Y, como por arte de magia, gracias al avance de la tecnología y el artificio de la videocharla, se “inventa” la educación virtual o mediada electrónicamente. Y, asimismo, tanto universidades como gremios, empresas, asociaciones, etcétera, etcétera, empiezan a “montar” cursos, conferencias, seminarios, talleres, especializaciones, maestrías y hasta posgrados. De la noche a la mañana todos se vuelven educación virtual; pseudouniversidades, de esas que el Papa Francisco persigue para acabar con la corrupción religiosa, emergen como expertos en educación virtual y hasta sientan catedra. ¡Y todo en un minuto… de Dios! A los docentes, esos sobre cuyos hombros gravitan los ingresos operacionales, reciben toda, absolutamente, toda la carga. Y una vez más los directivos empiezan a “diseñar” estrategias, modelos, reportes, bla, bla, bla; eso sí, para que las haga el profesor y las sufra el estudiante.

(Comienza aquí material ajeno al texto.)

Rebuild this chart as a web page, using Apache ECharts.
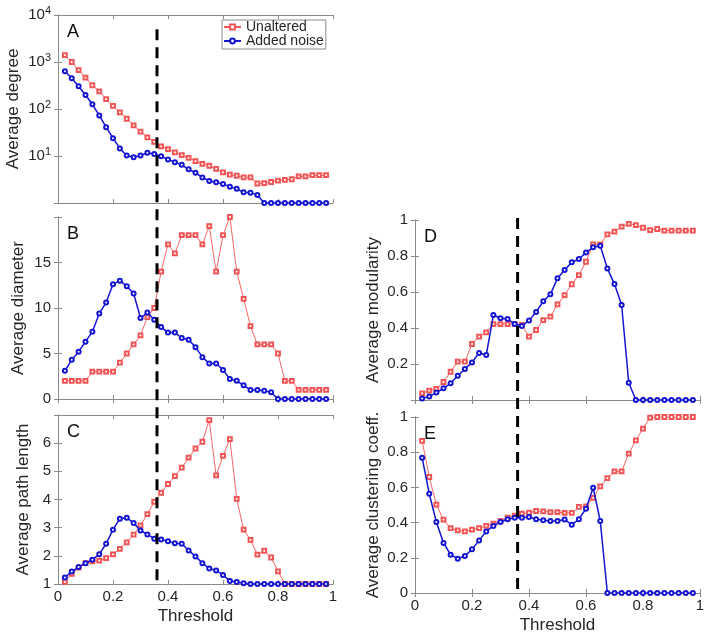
<!DOCTYPE html>
<html>
<head>
<meta charset="utf-8">
<script src="https://cdn.jsdelivr.net/npm/echarts@6/dist/echarts.min.js"></script>
<style>
  html, body { margin: 0; padding: 0; background: #fff; }
  #main { width: 710px; height: 635px; }
</style>
</head>
<body>
<div id="main"></div>
<script>
// thresholds (x) shared by every panel
const thresholds = [0.025, 0.05, 0.075, 0.1, 0.125, 0.15, 0.175, 0.2, 0.225, 0.25,
  0.275, 0.3, 0.325, 0.35, 0.375, 0.4, 0.425, 0.45, 0.475, 0.5,
  0.525, 0.55, 0.575, 0.6, 0.625, 0.65, 0.675, 0.7, 0.725, 0.75,
  0.775, 0.8, 0.825, 0.85, 0.875, 0.9, 0.925, 0.95, 0.975];
const cutoff = 0.36;

// A - average degree (log scale)
const degreeUnaltered = [1400, 1000, 670, 465, 320, 238, 163, 116, 85, 62,
  45, 33, 25, 20, 16, 14, 12, 10.4, 9.1, 7.8,
  6.8, 6.2, 5.3, 4.5, 4.0, 3.8, 3.5, 3.5, 2.6, 2.65,
  2.8, 3.0, 3.1, 3.2, 3.7, 3.7, 3.9, 3.9, 3.9];
const degreeNoise = [637, 452, 305, 199, 126, 73, 41, 24, 14.5, 10.2,
  9.4, 10.2, 11.7, 11, 9.9, 8.4, 7.4, 6.5, 5.2, 4.4,
  3.5, 2.95, 2.76, 2.55, 2.23, 2.0, 1.69, 1.66, 1.48, 1,
  1, 1, 1, 1, 1, 1, 1, 1, 1];
// B - average diameter
const diameterUnaltered = [2, 2, 2, 2, 3, 3, 3, 3, 4, 5,
  6, 7, 9, 10, 14, 17, 16, 18, 18, 18,
  17, 19, 14, 18, 20, 14, 11, 8, 6, 6,
  6, 5, 2, 2, 1, 1, 1, 1, 1];
const diameterNoise = [3.1, 4.3, 5.2, 6.3, 7.4, 9.4, 10.6, 12.6, 13.0, 12.4,
  11.6, 8.9, 9.5, 8.7, 7.9, 7.3, 7.3, 6.7, 6.5, 5.7,
  4.6, 3.9, 3.9, 3.2, 2.2, 2.0, 1.5, 1.0, 1.0, 0.9,
  0.75, 0, 0, 0, 0, 0, 0, 0, 0];
// C - average path length
const pathUnaltered = [1.08, 1.36, 1.58, 1.74, 1.8, 1.83, 1.92, 2.05, 2.25, 2.48,
  2.75, 3.08, 3.48, 3.92, 4.24, 4.55, 4.83, 5.13, 5.49, 5.81,
  6.05, 6.82, 4.86, 5.55, 6.14, 4.02, 2.93, 2.57, 2.04, 2.18,
  1.94, 1.45, 1, 1, 1, 1, 1, 1, 1];
const pathNoise = [1.23, 1.44, 1.6, 1.74, 1.86, 2.06, 2.43, 2.93, 3.32, 3.35,
  3.17, 2.9, 2.76, 2.61, 2.58, 2.52, 2.45, 2.43, 2.19, 1.98,
  1.74, 1.55, 1.48, 1.32, 1.11, 1.07, 1.03, 1, 1, 1,
  1, 1, 1, 1, 1, 1, 1, 1, 1];
// D - average modularity
const modUnaltered = [0.037, 0.052, 0.061, 0.10, 0.157, 0.213, 0.213, 0.311, 0.352, 0.376,
  0.422, 0.422, 0.422, 0.422, 0.417, 0.352, 0.389, 0.444, 0.463, 0.531,
  0.583, 0.643, 0.694, 0.768, 0.865, 0.865, 0.92, 0.935, 0.963, 0.978,
  0.972, 0.957, 0.944, 0.95, 0.941, 0.941, 0.941, 0.941, 0.941];
const modNoise = [0.009, 0.019, 0.041, 0.065, 0.093, 0.135, 0.172, 0.209, 0.261, 0.25,
  0.472, 0.454, 0.45, 0.422, 0.411, 0.441, 0.489, 0.548, 0.587, 0.676,
  0.722, 0.765, 0.783, 0.819, 0.848, 0.857, 0.731, 0.644, 0.528, 0.096,
  0, 0, 0, 0, 0, 0, 0, 0, 0];
// E - average clustering coefficient
const clustUnaltered = [0.864, 0.659, 0.502, 0.417, 0.369, 0.356, 0.35, 0.36, 0.369, 0.381,
  0.394, 0.409, 0.428, 0.439, 0.451, 0.456, 0.466, 0.464, 0.46, 0.46,
  0.455, 0.455, 0.489, 0.492, 0.54, 0.606, 0.653, 0.691, 0.691, 0.792,
  0.867, 0.934, 0.996, 1, 1, 1, 1, 1, 1];
const clustNoise = [0.769, 0.564, 0.403, 0.284, 0.218, 0.195, 0.21, 0.248, 0.299, 0.35,
  0.381, 0.403, 0.419, 0.428, 0.428, 0.432, 0.419, 0.413, 0.409, 0.409,
  0.417, 0.388, 0.419, 0.479, 0.598, 0.409, 0, 0, 0, 0,
  0, 0, 0, 0, 0, 0, 0, 0, 0];

const font = "'Liberation Sans', Arial, sans-serif";
const frameColor = "#8a8a8a";
const textColor = "#262626";
const red = "#f25555";
const blue = "#1414d2";

const panels = [
  { tag: "A", name: "Average degree", box: { left: 58, top: 15, width: 275, height: 188 },
    y: { type: "log", min: 1, max: 10000 }, gap: 36, xLabels: false,
    red: degreeUnaltered, blue: degreeNoise },
  { tag: "B", name: "Average diameter", box: { left: 58, top: 217, width: 275, height: 182 },
    y: { type: "value", min: 0, max: 20, interval: 5 }, hide: 20, gap: 31, xLabels: false,
    red: diameterUnaltered, blue: diameterNoise },
  { tag: "C", name: "Average path length", box: { left: 58, top: 415, width: 275, height: 169 },
    y: { type: "value", min: 1, max: 7, interval: 1 }, hide: 7, gap: 26, xLabels: true,
    red: pathUnaltered, blue: pathNoise },
  { tag: "D", name: "Average modularity", box: { left: 415, top: 220, width: 285, height: 180 },
    y: { type: "value", min: 0, max: 1, interval: 0.2 }, hide: 0, gap: 33, xLabels: false,
    red: modUnaltered, blue: modNoise },
  { tag: "E", name: "Average clustering coeff.", box: { left: 415, top: 417, width: 285, height: 176 },
    y: { type: "value", min: 0, max: 1, interval: 0.2 }, gap: 33, xLabels: true,
    red: clustUnaltered, blue: clustNoise },
];

const tickStyle = { show: true, inside: true, length: 4, lineStyle: { color: frameColor } };
const lineAxis = { show: true, lineStyle: { color: frameColor, width: 1 } };

const grid = [], xAxis = [], yAxis = [], series = [], title = [];
panels.forEach((p, i) => {
  grid.push(Object.assign({ show: false }, p.box));
  title.push({
    text: p.tag, left: p.box.left + 9, top: p.box.top + 8, padding: 0,
    textStyle: { fontSize: 18, fontWeight: "normal", color: "#111", fontFamily: font },
  });
  // bottom and mirrored top x axes
  xAxis.push({
    gridIndex: i, type: "value", min: 0, max: 1, interval: 0.2, position: "bottom",
    axisLine: lineAxis, axisTick: tickStyle, splitLine: { show: false },
    axisLabel: { show: p.xLabels, fontSize: 15, color: textColor, fontFamily: font, margin: 5 },
    name: p.xLabels ? "Threshold" : "", nameLocation: "middle", nameGap: 24,
    nameTextStyle: { fontSize: 17, color: textColor, fontFamily: font },
  });
  xAxis.push({
    gridIndex: i, type: "value", min: 0, max: 1, interval: 0.2, position: "top",
    axisLine: lineAxis, axisTick: tickStyle, splitLine: { show: false },
    axisLabel: { show: false },
  });
  const yBase = Object.assign({ gridIndex: i, splitLine: { show: false },
    axisLine: lineAxis, axisTick: tickStyle }, p.y);
  let fmt;
  if (p.y.type === "log") {
    fmt = v => v === 1 ? "" : "{b|10}{s|" + Math.round(Math.log10(v)) + "}";
  } else {
    fmt = v => (p.hide !== undefined && Math.abs(v - p.hide) < 1e-9) ? "" : String(+v.toFixed(2));
  }
  yAxis.push(Object.assign({}, yBase, {
    position: "left",
    name: p.name, nameLocation: "middle", nameGap: p.gap, nameRotate: 90,
    nameTextStyle: { fontSize: 17, color: textColor, fontFamily: font },
    axisLabel: {
      show: true, fontSize: 15, color: textColor, fontFamily: font, margin: 7, formatter: fmt,
      rich: {
        b: { fontSize: 15, color: textColor, fontFamily: font },
        s: { fontSize: 11, color: textColor, fontFamily: font, verticalAlign: "top", padding: [0, 0, 8, 0] },
      },
    },
  }));
  yAxis.push(Object.assign({}, yBase, { position: "right", axisLabel: { show: false } }));

  series.push({
    name: "Unaltered", type: "line", xAxisIndex: 2 * i, yAxisIndex: 2 * i,
    data: thresholds.map((t, k) => [t, p.red[k]]),
    symbol: "emptyRect", symbolSize: 3.8, showAllSymbol: true,
    lineStyle: { color: red, width: 0.9 },
    itemStyle: { color: red, borderWidth: 0.8 }, z: 2,
  });
  series.push({
    name: "Added noise", type: "line", xAxisIndex: 2 * i, yAxisIndex: 2 * i,
    data: thresholds.map((t, k) => [t, p.blue[k]]),
    symbol: "emptyCircle", symbolSize: 4, showAllSymbol: true,
    lineStyle: { color: blue, width: 1.5 },
    itemStyle: { color: blue, borderWidth: 0.9 }, z: 3,
  });
});

const chart = echarts.init(document.getElementById("main"));
chart.setOption({
  backgroundColor: "#fff",
  animation: false,
  title: title,
  legend: {
    data: ["Unaltered", "Added noise"], orient: "vertical", left: 222, top: 20,
    backgroundColor: "#fff", borderColor: frameColor, borderWidth: 1, borderRadius: 0,
    padding: [0, 2, 1, 1], itemGap: 0, itemWidth: 17, itemHeight: 6,
    textStyle: { fontSize: 14, color: textColor, fontFamily: font, lineHeight: 12 },
  },
  grid: grid,
  xAxis: xAxis,
  yAxis: yAxis,
  series: series,
});

// vertical dashed threshold lines, placed through the axes' own scales
const dash = { stroke: "#000", lineWidth: 3, lineDash: [11, 7] };
const xl = chart.convertToPixel({ xAxisIndex: 0 }, cutoff);
const xr = chart.convertToPixel({ xAxisIndex: 6 }, cutoff);
chart.setOption({
  graphic: [
    { type: "line", z: 100, style: dash, shape: {
      x1: xl, y1: chart.convertToPixel({ yAxisIndex: 0 }, 5000),
      x2: xl, y2: chart.convertToPixel({ yAxisIndex: 4 }, 1) } },
    { type: "line", z: 100, style: dash, shape: {
      x1: xr, y1: chart.convertToPixel({ yAxisIndex: 6 }, 1) - 2,
      x2: xr, y2: chart.convertToPixel({ yAxisIndex: 8 }, 0) } },
  ],
});
</script>
</body>
</html>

Empiezan las inversiones para llenar las arcas de Google y demás empresas tecnológicas; se capacitan a los “obreros” (léase docentes) en la ignorancia mas horrible. Se confunden los medios, las metodologías, los recursos dado el desconocimiento de lo que signfica el proceso de enseñanza-aprendizaje. Los que dominan una plataforma, sin saber nada de educación y sus disciplinas, se convierten en protagonistas y vedetes de las universidades mientras los docentes sufren el dolor de sus estudiantes.
En el mejor de los casos los estudiantes se topan con un docente honesto y preparado. En la mayoría de los casos, las cámaras ocultan al mediocre profesor que recita una presentación en PPT y que pone a los estudiantes a hacer lo que él nunca ha hecho. ¡Qué horror! ¿Y los directivos? ¡Bien, gracias! Ni saben ni quieren saber. No les importa salvo sus intereses personales, ni siquiera los institucionales. Especuladores, vendedores de humo que logran hacerse a las esferas de poder acudiendo a artimañas, hipocresía o manipulación.
Estamos ante una edurrea de virtualidad: de la noche a la mañana todos se volvieron expertos en educación virtual. ¡A costa de los padres, sus ingresos y sus hijos! ¡No hay derecho!